Task brief:
From the listing below, copy every line with the word "this".

Record set:
● ● ●

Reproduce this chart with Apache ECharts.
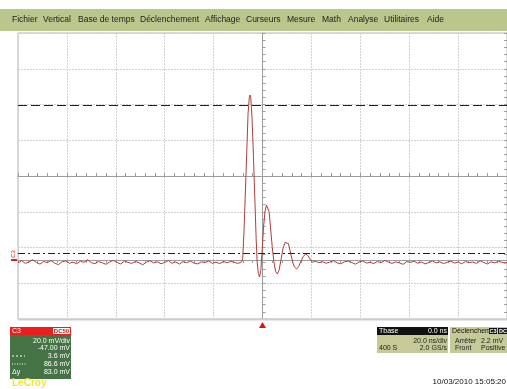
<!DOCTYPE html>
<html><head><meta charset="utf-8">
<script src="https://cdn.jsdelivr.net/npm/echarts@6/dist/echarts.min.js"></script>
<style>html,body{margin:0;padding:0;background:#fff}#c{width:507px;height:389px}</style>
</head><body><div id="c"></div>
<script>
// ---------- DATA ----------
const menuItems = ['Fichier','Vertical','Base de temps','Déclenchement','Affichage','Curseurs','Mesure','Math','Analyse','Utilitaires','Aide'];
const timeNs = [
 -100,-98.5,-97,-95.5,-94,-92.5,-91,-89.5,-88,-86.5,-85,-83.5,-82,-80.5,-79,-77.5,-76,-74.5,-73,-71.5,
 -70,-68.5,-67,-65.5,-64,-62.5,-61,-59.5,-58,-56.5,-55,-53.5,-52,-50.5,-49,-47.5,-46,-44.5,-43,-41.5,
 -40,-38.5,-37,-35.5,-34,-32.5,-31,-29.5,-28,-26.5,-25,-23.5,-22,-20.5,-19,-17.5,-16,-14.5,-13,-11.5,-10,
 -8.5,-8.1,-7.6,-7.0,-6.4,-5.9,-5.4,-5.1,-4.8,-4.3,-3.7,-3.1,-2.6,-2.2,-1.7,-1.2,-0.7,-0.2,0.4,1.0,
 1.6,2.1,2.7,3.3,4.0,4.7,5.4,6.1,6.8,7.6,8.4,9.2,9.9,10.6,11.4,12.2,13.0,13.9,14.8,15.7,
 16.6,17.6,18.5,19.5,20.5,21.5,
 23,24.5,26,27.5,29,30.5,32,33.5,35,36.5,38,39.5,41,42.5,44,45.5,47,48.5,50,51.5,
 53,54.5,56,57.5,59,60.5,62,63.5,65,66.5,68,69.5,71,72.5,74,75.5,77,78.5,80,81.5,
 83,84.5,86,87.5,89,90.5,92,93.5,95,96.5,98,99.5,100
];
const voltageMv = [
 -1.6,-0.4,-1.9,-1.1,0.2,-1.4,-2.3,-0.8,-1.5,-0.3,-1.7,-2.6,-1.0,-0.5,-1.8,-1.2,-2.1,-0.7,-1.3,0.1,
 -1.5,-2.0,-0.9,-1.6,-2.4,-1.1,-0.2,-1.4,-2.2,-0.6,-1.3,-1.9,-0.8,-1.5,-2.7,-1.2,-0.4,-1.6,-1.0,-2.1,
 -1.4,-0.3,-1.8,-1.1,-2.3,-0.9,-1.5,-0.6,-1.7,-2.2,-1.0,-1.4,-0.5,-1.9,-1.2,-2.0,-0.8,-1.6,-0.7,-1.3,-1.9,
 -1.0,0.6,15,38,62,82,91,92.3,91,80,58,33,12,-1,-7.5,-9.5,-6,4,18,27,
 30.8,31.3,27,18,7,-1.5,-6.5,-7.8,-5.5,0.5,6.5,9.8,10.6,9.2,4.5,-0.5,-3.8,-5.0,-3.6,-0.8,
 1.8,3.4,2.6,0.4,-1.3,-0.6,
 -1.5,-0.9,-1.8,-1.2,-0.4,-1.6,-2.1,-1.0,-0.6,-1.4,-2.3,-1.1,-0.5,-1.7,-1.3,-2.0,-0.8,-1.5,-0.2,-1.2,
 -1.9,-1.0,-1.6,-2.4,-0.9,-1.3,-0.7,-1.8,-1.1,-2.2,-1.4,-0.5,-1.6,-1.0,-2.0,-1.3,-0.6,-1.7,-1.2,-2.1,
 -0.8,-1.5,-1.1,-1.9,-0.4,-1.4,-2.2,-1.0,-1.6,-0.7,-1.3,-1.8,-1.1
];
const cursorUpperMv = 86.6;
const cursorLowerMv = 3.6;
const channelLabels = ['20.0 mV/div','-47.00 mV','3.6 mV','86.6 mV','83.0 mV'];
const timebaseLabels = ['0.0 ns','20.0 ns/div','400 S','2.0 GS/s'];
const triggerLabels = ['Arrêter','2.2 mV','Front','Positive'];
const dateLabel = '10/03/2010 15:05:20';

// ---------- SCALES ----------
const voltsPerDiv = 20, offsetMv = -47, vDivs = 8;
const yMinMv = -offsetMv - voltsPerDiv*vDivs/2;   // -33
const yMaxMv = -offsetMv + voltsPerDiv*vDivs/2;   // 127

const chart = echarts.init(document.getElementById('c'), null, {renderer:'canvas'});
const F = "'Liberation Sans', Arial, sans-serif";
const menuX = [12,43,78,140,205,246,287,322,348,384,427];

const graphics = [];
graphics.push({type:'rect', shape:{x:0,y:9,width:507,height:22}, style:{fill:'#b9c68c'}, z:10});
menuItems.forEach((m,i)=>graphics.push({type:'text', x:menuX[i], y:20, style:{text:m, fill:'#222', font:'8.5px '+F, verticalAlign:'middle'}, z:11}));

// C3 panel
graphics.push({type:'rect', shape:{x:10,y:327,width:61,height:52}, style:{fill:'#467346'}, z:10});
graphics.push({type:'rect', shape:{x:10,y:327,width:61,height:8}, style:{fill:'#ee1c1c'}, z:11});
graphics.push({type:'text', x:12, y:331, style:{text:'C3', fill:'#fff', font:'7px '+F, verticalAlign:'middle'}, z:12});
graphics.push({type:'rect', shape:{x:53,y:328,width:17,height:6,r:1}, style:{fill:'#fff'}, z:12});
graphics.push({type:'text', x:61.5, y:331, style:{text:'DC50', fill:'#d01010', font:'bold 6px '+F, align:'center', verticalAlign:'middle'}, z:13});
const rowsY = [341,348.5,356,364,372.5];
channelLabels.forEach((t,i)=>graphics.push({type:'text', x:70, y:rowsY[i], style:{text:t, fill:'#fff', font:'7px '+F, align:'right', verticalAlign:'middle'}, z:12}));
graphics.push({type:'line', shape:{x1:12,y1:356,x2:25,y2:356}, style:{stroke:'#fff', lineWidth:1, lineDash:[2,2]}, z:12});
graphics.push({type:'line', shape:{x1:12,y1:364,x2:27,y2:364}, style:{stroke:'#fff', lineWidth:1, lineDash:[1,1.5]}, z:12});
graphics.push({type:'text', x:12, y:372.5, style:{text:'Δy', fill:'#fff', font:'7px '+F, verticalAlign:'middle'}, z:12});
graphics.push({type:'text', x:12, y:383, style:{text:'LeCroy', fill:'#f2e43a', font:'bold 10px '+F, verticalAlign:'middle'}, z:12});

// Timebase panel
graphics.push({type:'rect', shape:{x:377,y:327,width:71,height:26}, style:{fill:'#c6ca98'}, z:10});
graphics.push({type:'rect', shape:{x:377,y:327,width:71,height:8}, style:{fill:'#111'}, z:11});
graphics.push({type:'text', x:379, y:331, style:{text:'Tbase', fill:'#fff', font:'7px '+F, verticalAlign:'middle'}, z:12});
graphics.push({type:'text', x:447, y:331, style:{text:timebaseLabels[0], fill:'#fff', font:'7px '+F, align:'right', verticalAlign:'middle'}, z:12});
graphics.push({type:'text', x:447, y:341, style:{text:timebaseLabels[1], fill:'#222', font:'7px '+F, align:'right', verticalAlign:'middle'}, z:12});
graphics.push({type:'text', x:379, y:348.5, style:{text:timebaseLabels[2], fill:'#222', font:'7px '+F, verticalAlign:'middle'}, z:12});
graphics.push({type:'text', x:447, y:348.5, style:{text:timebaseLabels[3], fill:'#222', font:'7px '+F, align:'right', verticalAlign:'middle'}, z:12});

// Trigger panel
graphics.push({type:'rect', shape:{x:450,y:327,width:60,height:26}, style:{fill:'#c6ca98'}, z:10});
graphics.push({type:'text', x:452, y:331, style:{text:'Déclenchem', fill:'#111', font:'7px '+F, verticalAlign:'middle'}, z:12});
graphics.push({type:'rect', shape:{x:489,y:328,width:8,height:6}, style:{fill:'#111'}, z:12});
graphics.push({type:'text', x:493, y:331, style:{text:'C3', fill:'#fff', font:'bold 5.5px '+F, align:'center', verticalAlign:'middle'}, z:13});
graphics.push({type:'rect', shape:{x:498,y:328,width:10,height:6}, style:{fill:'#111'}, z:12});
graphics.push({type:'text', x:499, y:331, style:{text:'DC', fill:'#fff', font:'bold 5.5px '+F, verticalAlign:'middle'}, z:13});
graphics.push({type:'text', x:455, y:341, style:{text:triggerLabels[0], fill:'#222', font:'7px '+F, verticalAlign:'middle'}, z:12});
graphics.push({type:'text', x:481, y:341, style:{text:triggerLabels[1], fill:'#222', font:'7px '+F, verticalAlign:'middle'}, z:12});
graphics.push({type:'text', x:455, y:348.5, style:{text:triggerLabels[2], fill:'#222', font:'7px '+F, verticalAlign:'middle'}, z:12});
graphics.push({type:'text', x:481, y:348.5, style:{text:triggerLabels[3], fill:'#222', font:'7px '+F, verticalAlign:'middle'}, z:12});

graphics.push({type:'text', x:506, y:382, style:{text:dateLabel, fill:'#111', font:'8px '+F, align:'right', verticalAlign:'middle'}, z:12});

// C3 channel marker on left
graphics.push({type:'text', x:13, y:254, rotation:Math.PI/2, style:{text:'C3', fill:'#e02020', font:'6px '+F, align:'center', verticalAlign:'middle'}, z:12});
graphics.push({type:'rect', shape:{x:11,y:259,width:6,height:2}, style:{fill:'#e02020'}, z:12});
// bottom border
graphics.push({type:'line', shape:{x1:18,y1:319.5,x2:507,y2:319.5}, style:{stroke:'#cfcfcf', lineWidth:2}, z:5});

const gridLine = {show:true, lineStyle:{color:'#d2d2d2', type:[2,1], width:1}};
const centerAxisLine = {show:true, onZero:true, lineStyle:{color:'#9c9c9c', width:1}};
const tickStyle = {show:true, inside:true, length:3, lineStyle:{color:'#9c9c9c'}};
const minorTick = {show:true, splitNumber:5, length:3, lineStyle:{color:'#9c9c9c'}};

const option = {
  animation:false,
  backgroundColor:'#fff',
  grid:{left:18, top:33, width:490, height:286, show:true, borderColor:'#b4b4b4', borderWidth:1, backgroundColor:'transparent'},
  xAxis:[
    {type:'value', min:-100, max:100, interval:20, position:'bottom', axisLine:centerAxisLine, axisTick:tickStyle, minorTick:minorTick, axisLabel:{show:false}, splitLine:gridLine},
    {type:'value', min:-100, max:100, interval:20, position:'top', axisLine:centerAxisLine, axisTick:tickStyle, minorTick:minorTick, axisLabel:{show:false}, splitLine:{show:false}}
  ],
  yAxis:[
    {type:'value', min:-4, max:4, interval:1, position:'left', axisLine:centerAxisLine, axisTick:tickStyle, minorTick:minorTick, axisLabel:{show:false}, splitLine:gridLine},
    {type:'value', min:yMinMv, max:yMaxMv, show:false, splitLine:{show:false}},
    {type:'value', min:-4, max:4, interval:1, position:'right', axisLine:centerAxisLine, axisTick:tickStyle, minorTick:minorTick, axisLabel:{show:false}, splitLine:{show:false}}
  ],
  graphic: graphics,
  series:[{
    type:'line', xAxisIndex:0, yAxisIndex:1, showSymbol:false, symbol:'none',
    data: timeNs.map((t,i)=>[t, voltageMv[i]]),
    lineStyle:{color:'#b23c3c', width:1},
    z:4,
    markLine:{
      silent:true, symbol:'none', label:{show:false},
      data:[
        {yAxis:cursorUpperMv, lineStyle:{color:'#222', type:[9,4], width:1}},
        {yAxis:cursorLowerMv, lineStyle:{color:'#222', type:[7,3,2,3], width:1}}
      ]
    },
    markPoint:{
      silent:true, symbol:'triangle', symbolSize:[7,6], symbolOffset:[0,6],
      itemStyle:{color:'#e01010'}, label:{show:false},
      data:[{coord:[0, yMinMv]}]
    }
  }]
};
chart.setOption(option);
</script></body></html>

● ● ●

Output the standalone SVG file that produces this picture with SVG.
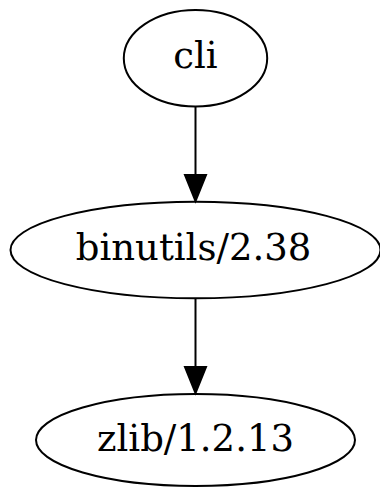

● ● ●

Task result:
Reproduce this chart with Apache ECharts.
Output the standalone SVG file that produces this picture with SVG.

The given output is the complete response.